7. Line 142 : in one case, you detected Pb and Bi : did you sure that it is not due to the procedure to remove the Pb and Bi after corrosion tests ?

Ans. I wrote detailed for removing the surface LBE or not removed.

8. Line 154 : how with a SEM measure a so small thickness of oxyde layer. With a Tof-SIM : yes it is possible but with a SEM….How much do you estimate the measurement error?

Ans, By using our FE-SEM made by Zeiss we can observe by high magnitude as same as TEM, about 30-50k.

9. Lines 155 and 156 and line 163 : do you sure that all the elements of steel could be considered to be dissolved in th LBE. According the reference 13 page 189, with this oxygen concentration and at 450°C, the oxide with chronium could formed. Could you discuss the results but with this data ?

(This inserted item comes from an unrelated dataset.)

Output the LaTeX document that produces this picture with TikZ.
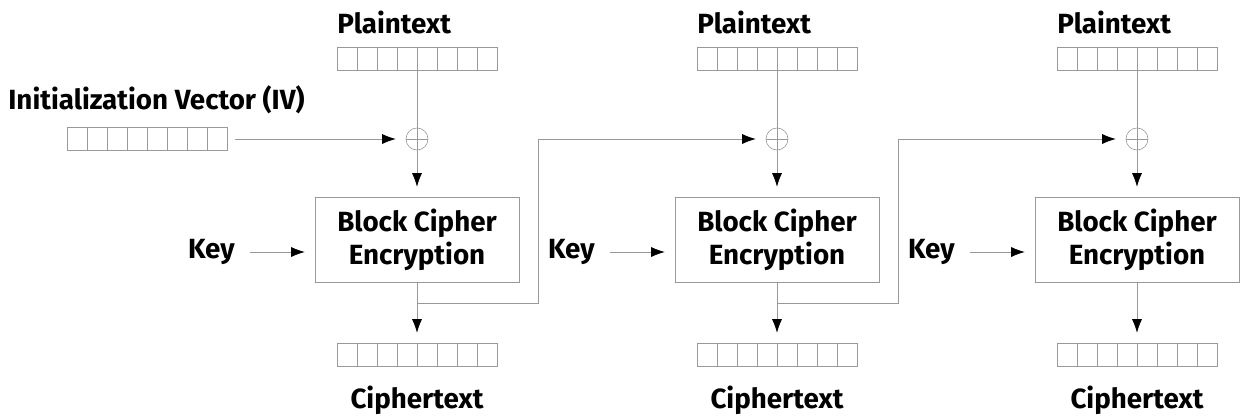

Ans. L225 L238 L284 and L240-243 are added and revised.

10. Figure 4 and figure 5 : Can you put the scale on all the images which would allow you to be sure to consider the correct scale

Ans, I put the scale on all the images.

11. Figure 4 a and c : impossible to observe the selective corrosion

Ans. I revised as shown already.

12. Figure 5 : The EDX-MEB graph is impossible to read

Ans. I revised the graph.

Discussion

13. The observed results are not discussed and compared with the corrosion results of the literature : can you add this comparison and this discussion ?

Ans. I added to result and discussion.

14. The nickel, a key element in the corrosion resistance of the 316L steel in presence of LBE, is ignored by the authors. Why ?

Ans. As following your comments, I totally agree with you and revised whole paper.